## begin
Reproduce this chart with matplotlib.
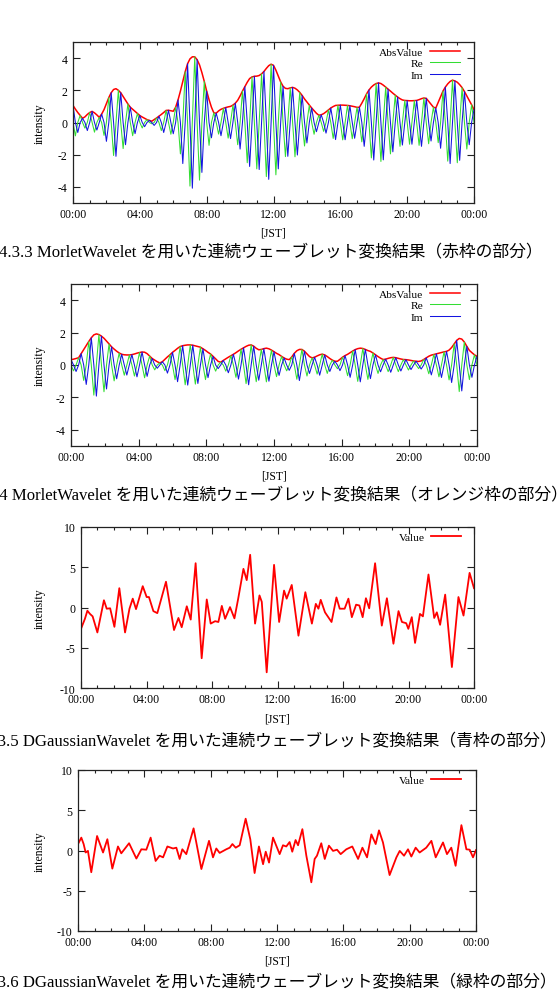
import matplotlib
matplotlib.use('Agg')
import matplotlib.pyplot as plt
import numpy as np
from matplotlib.ticker import MultipleLocator

plt.rcParams['font.family'] = ['Liberation Serif', 'Noto Sans CJK JP']
plt.rcParams['axes.unicode_minus'] = False

hour_ticks = [0, 4, 8, 12, 16, 20, 24]
hour_labels = ['00:00', '04:00', '08:00', '12:00', '16:00', '20:00', '00:00']

# Morlet, red frame: Im extrema every half period, Re extrema in between
m1_im = [1.06, -0.62, 0.26, -0.5, 0.69, -0.47, 0.52, -1.17, 1.85, -2.1, 1.85, -1.38, 0.95,
         -0.69, 0.43, -0.26, 0.13, -0.18, 0.39, -0.62, 0.76, -0.7, 1.4, -2.55, 3.65, -4.08,
         3.9, -3.1, 1.95, -0.95, 0.58, -0.82, 0.93, -1.0, 1.2, -1.65, 2.22, -2.73, 2.87,
         -2.92, 3.17, -3.53, 3.55, -2.88, 2.25, -2.1, 2.18, -2.02, 1.68, -1.27, 0.9, -0.57,
         0.48, -0.66, 0.9, -1.06, 1.08, -1.07, 1.04, -0.98, 0.95, -1.48, 2.02, -2.33, 2.46,
         -2.32, 2.07, -1.82, 1.58, -1.4, 1.36, -1.35, 1.37, -1.48, 1.5, -1.15, 0.9, -1.6,
         2.2, -2.55, 2.58, -2.35, 1.92, -1.38, 0.8]
m1_re = [-0.83, 0.44, -0.35, 0.62, -0.6, 0.32, -0.8, 1.55, -2.05, 2.0, -1.62, 1.15, -0.82,
         0.56, -0.34, 0.18, -0.08, 0.28, -0.5, 0.75, -0.73, 0.95, -1.95, 3.15, -3.95, 4.08,
         -3.58, 2.55, -1.42, 0.6, -0.72, 0.88, -0.97, 1.08, -1.38, 1.95, -2.5, 2.83, -2.88,
         3.02, -3.36, 3.62, -3.25, 2.52, -2.12, 2.15, -2.13, 1.87, -1.46, 1.07, -0.73, 0.45,
         -0.55, 0.78, -0.99, 1.07, -1.08, 1.06, -1.01, 0.94, -1.2, 1.78, -2.2, 2.42, -2.42,
         2.2, -1.95, 1.7, -1.48, 1.37, -1.35, 1.36, -1.42, 1.52, -1.32, 0.95, -1.25, 1.95,
         -2.4, 2.63, -2.5, 2.17, -1.65, 1.1]

# Morlet, orange frame
m2_im = [0.33, -0.4, 0.7, -1.2, 1.68, -1.92, 1.78, -1.48, 1.12, -0.85, 0.66, -0.62, 0.64,
         -0.73, 0.8, -0.7, 0.4, -0.2, 0.2, -0.5, 0.78, -1.03, 1.19, -1.24, 1.22, -1.14, 1.0,
         -0.78, 0.53, -0.22, 0.28, -0.48, 0.66, -0.87, 1.06, -1.22, 1.16, -0.94, 1.01, -1.0,
         0.82, -0.64, 0.43, -0.33, 0.72, -0.96, 0.85, -0.52, 0.48, -0.63, 0.62, -0.4, 0.23,
         -0.35, 0.58, -0.76, 0.95, -1.04, 0.96, -0.84, 0.63, -0.42, 0.36, -0.45, 0.45, -0.37,
         0.33, -0.28, 0.23, -0.25, 0.44, -0.61, 0.69, -0.77, 0.84, -1.08, 1.52, -1.6, 1.15,
         -0.76, 0.53]
m2_re = [-0.36, 0.45, -0.95, 1.45, -1.86, 1.88, -1.65, 1.3, -0.98, 0.74, -0.63, 0.62, -0.68,
         0.77, -0.79, 0.55, -0.3, 0.13, -0.35, 0.63, -0.9, 1.14, -1.22, 1.24, -1.18, 1.1, -0.9,
         0.68, -0.38, 0.17, -0.38, 0.57, -0.76, 0.97, -1.15, 1.24, -1.03, 0.96, -1.04, 0.92,
         -0.72, 0.53, -0.36, 0.5, -0.88, 0.96, -0.68, 0.44, -0.56, 0.67, -0.52, 0.3, -0.23,
         0.48, -0.66, 0.86, -1.01, 1.02, -0.89, 0.74, -0.52, 0.34, -0.41, 0.47, -0.41, 0.34,
         -0.31, 0.25, -0.22, 0.34, -0.54, 0.65, -0.73, 0.81, -0.92, 1.3, -1.64, 1.42, -0.9,
         0.63]

# DGaussian, blue frame
t3 = [0.0, 0.24, 0.39, 0.55, 0.71, 1.0, 1.4, 1.57, 1.78, 2.04, 2.34, 2.69, 2.96, 3.16, 3.36,
      3.77, 4.01, 4.15, 4.42, 4.66, 5.19, 5.68, 5.95, 6.15, 6.46, 6.7, 7.0, 7.37, 7.68, 7.92,
      8.19, 8.39, 8.6, 8.8, 9.1, 9.37, 9.6, 9.92, 10.12, 10.33, 10.63, 10.9, 11.04, 11.34,
      11.79, 12.1, 12.4, 12.56, 12.87, 13.28, 13.7, 14.1, 14.34, 14.5, 14.64, 14.9, 15.3,
      15.6, 15.8, 16.1, 16.33, 16.54, 16.8, 17.0, 17.2, 17.4, 17.6, 17.96, 18.37, 18.68,
      19.08, 19.39, 19.6, 19.86, 19.99, 20.2, 20.4, 20.7, 20.88, 21.22, 21.57, 21.73, 21.93,
      22.24, 22.65, 23.05, 23.36, 23.73, 24.0]
v3 = [-2.65, -1.4, -0.4, -0.8, -1.1, -3.1, 0.9, -0.15, -0.1, -2.4, 2.4, -3.1, -0.15, 1.1,
      -0.2, 2.65, 1.3, 1.3, -0.45, -0.7, 3.2, -2.8, -1.3, -2.45, 0.15, -1.5, 5.5, -6.3, 1.0,
      -2.0, -1.7, -1.8, 0.2, -1.4, 0.05, -1.35, 1.1, 4.8, 3.4, 6.55, -2.0, 1.5, 0.7, -8.05,
      5.3, -1.8, 2.1, 1.1, 2.8, -3.5, 1.9, -2.0, 0.45, -0.15, 0.95, -0.6, -1.8, 1.25, -0.15,
      -0.15, 1.1, -1.2, 0.35, 0.25, -1.2, 1.15, -0.1, 5.5, -2.25, 1.15, -4.5, -0.45, -1.8,
      -1.95, -2.65, -1.2, -4.4, -0.8, -1.1, 4.1, -1.3, -0.6, -2.15, 1.6, -7.4, 1.3, -1.0,
      4.3, 2.4]

# DGaussian, green frame
t4 = [0.0, 0.2, 0.34, 0.46, 0.6, 0.8, 1.15, 1.51, 1.77, 2.07, 2.41, 2.61, 3.08, 3.52, 3.82,
      4.12, 4.38, 4.68, 4.92, 5.13, 5.39, 5.73, 5.93, 6.13, 6.29, 6.53, 6.97, 7.44, 7.9,
      8.14, 8.34, 8.54, 8.94, 9.15, 9.31, 9.51, 9.75, 10.11, 10.39, 10.65, 10.91, 11.16,
      11.32, 11.52, 11.76, 12.16, 12.36, 12.56, 12.76, 12.92, 13.12, 13.27, 13.53, 13.77,
      14.07, 14.27, 14.41, 14.67, 14.88, 15.13, 15.38, 15.62, 15.84, 16.18, 16.54, 16.89,
      17.15, 17.43, 17.69, 17.95, 18.15, 18.39, 18.79, 19.2, 19.4, 19.66, 19.9, 20.1, 20.36,
      20.6, 21.0, 21.31, 21.57, 22.01, 22.25, 22.51, 22.77, 23.12, 23.42, 23.62, 23.82, 24.0]
v4 = [0.8, 1.6, 0.8, -0.25, -0.05, -2.7, 1.8, -0.25, 1.4, -2.25, 0.5, -0.35, 0.9, -1.0, 0.15,
      0.1, 1.6, -1.3, -0.65, -0.85, 0.5, 0.25, 0.35, -1.05, 0.15, -0.45, 2.75, -2.3, 1.2,
      -0.85, 0.25, -0.3, 0.15, 0.35, 0.8, 0.35, 0.65, 3.95, 1.4, -2.8, 0.5, -1.7, -0.15,
      -1.5, 1.6, -0.45, 0.65, 0.5, 1.05, -0.15, 1.3, 0.65, 2.65, -0.65, -3.95, -1.05, -0.65,
      0.9, -1.05, 0.6, -0.05, 0.1, -0.45, 0.15, 0.5, -1.05, 0.35, -0.85, 2.0, 0.8, 2.5, 1.0,
      -3.05, -0.85, -0.05, -0.65, 0.15, -0.75, 0.35, -0.25, 0.35, 1.2, -0.85, 1.0, -0.45,
      0.35, -1.9, 3.15, 0.15, 0.1, -0.85, 0.05]

captions = [
    '4.3.3 MorletWavelet を用いた連続ウェーブレット変換結果（赤枠の部分）',
    '4.3.4 MorletWavelet を用いた連続ウェーブレット変換結果（オレンジ枠の部分）',
    '4.3.5 DGaussianWavelet を用いた連続ウェーブレット変換結果（青枠の部分）',
    '4.3.6 DGaussianWavelet を用いた連続ウェーブレット変換結果（緑枠の部分）',
]

W, H = 559, 1003
fig = plt.figure(figsize=(W / 100, H / 100), dpi=100)
RED, GREEN, BLUE = '#ff0000', '#33dd33', '#1414e0'


def px_axes(l, t, r, b):
    return fig.add_axes([l / W, 1 - b / H, (r - l) / W, (b - t) / H])


def quarter(im_ext, re_ext):
    # Re is zero where Im peaks and vice versa
    n = len(im_ext) + len(re_ext)
    t = np.linspace(0, 24, n)
    im = np.zeros(n)
    re = np.zeros(n)
    ab = np.zeros(n)
    im[0::2] = im_ext
    re[1::2] = re_ext
    ab[0::2] = np.abs(im_ext)
    ab[1::2] = np.abs(re_ext)
    return t, re, im, ab


def style(ax, ylim, yt, ylab_px):
    ax.set_xlim(0, 24)
    ax.set_ylim(*ylim)
    ax.set_xticks(hour_ticks)
    ax.set_xticklabels(hour_labels)
    ax.xaxis.set_minor_locator(MultipleLocator(1))
    ax.set_yticks(yt)
    ax.set_yticklabels([str(v) for v in yt])
    ax.tick_params(which='both', direction='in', top=True, right=True,
                   labelsize=8.5, width=0.8, color='#222222')
    ax.tick_params(which='major', length=5)
    ax.tick_params(which='minor', length=2.5)
    ax.tick_params(axis='x', pad=3.5)
    ax.tick_params(axis='y', pad=4)
    for s in ax.spines.values():
        s.set_linewidth(0.9)
        s.set_color('#222222')
    pos = ax.get_position()
    fig.text(ylab_px / W, pos.y0 + pos.height / 2, 'intensity', rotation=90,
             ha='center', va='center', fontsize=8.5)
    fig.text(pos.x0 + pos.width / 2, pos.y0 - 30 / H, '[JST]',
             ha='center', va='center', fontsize=8.5)


def legend(ax, anchor):
    ax.legend(loc='upper right', bbox_to_anchor=anchor, frameon=False, markerfirst=False,
              fontsize=8.2, handlelength=2.6, handletextpad=0.6, labelspacing=0.12,
              borderpad=0, borderaxespad=0)


# panels 1 and 2
for (l, t, r, b), im_ext, re_ext in [((73, 43, 474, 204), m1_im, m1_re),
                                     ((71, 285, 477, 447), m2_im, m2_re)]:
    ax = px_axes(l, t, r, b)
    tt, re, im, ab = quarter(im_ext, re_ext)
    ax.plot(tt, ab, color=RED, lw=1.1, label='AbsValue')
    ax.plot(tt, re, color=GREEN, lw=0.75, label='Re')
    ax.plot(tt, im, color=BLUE, lw=0.75, label='Im')
    style(ax, (-5, 5), [-4, -2, 0, 2, 4], 40)
    legend(ax, ((460 - l) / (r - l), 1 - 5 / (b - t)))

# panels 3 and 4
for (l, t, r, b), tv, vv in [((81, 528, 474, 689), t3, v3),
                             ((78, 771, 476, 932), t4, v4)]:
    ax = px_axes(l, t, r, b)
    ax.plot(tv, vv, color=RED, lw=1.3, label='Value')
    style(ax, (-10, 10), [-10, -5, 0, 5, 10], 40)
    legend(ax, ((461 - l) / (r - l), 1 - 5 / (b - t)))

cap_font = ['Liberation Serif', 'Noto Sans CJK JP']
for text, yc in zip(captions, [252, 495, 741, 982]):
    fig.text(271 / W, 1 - yc / H, text, ha='center', va='center', fontsize=12.1,
             family=cap_font)

fig.savefig('out.png', dpi=100)
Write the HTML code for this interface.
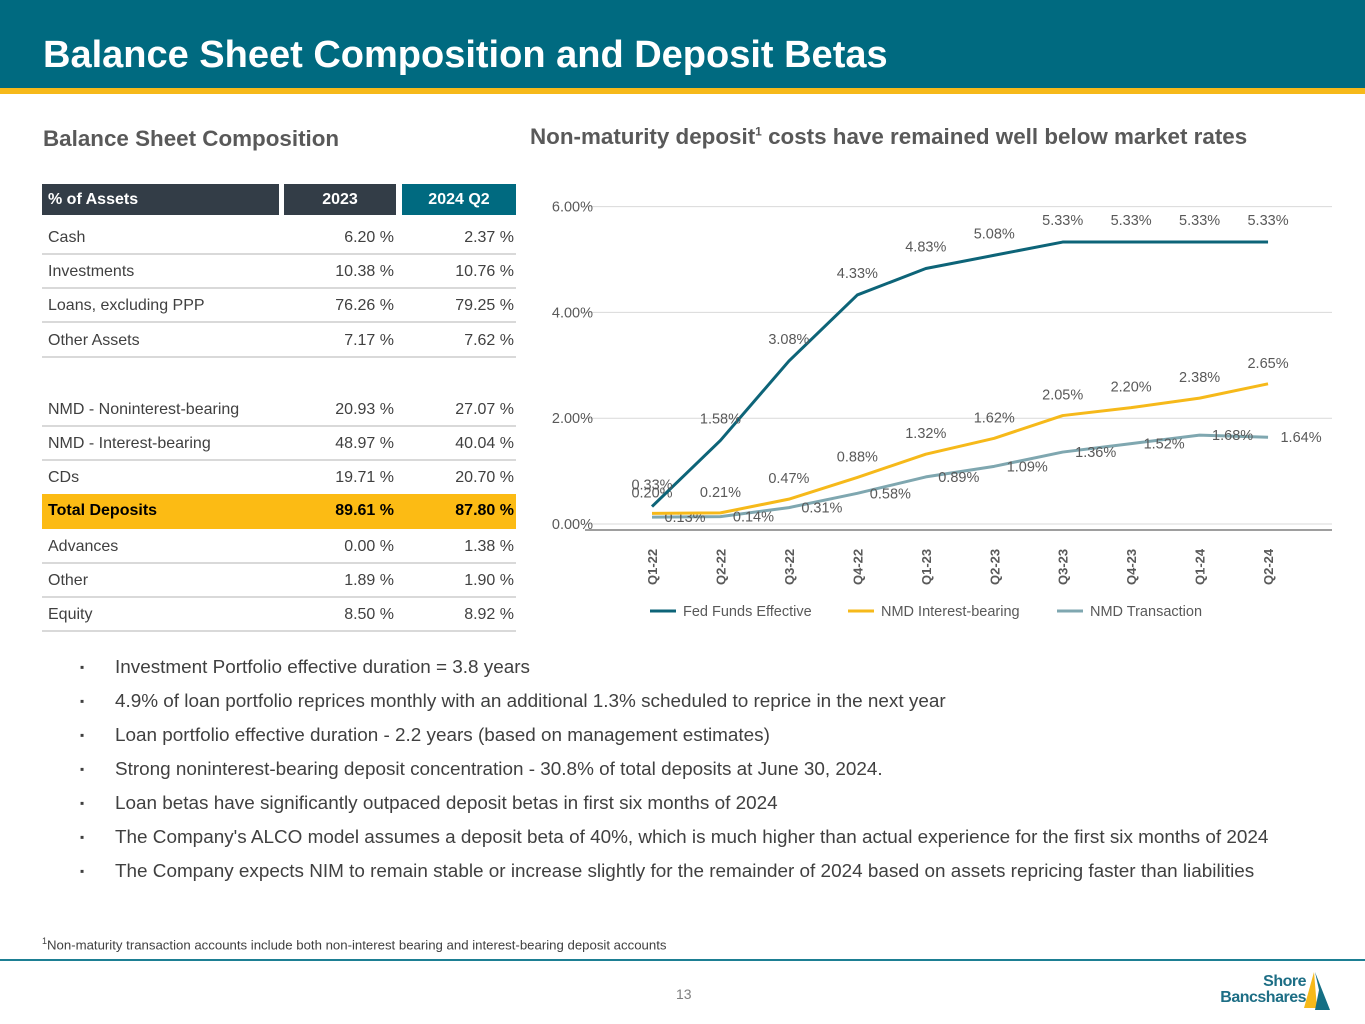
## end
Job:
Take the records above from their first line through the line with "['00:00', '04:00', '08:00', '12:00', '16:00', '20:00', '00:00']" and set those lines down word for word, minus the pictures.

Problem solution:
Reproduce this chart with matplotlib.
import matplotlib
matplotlib.use('Agg')
import matplotlib.pyplot as plt
import numpy as np
from matplotlib.ticker import MultipleLocator

plt.rcParams['font.family'] = ['Liberation Serif', 'Noto Sans CJK JP']
plt.rcParams['axes.unicode_minus'] = False

hour_ticks = [0, 4, 8, 12, 16, 20, 24]
hour_labels = ['00:00', '04:00', '08:00', '12:00', '16:00', '20:00', '00:00']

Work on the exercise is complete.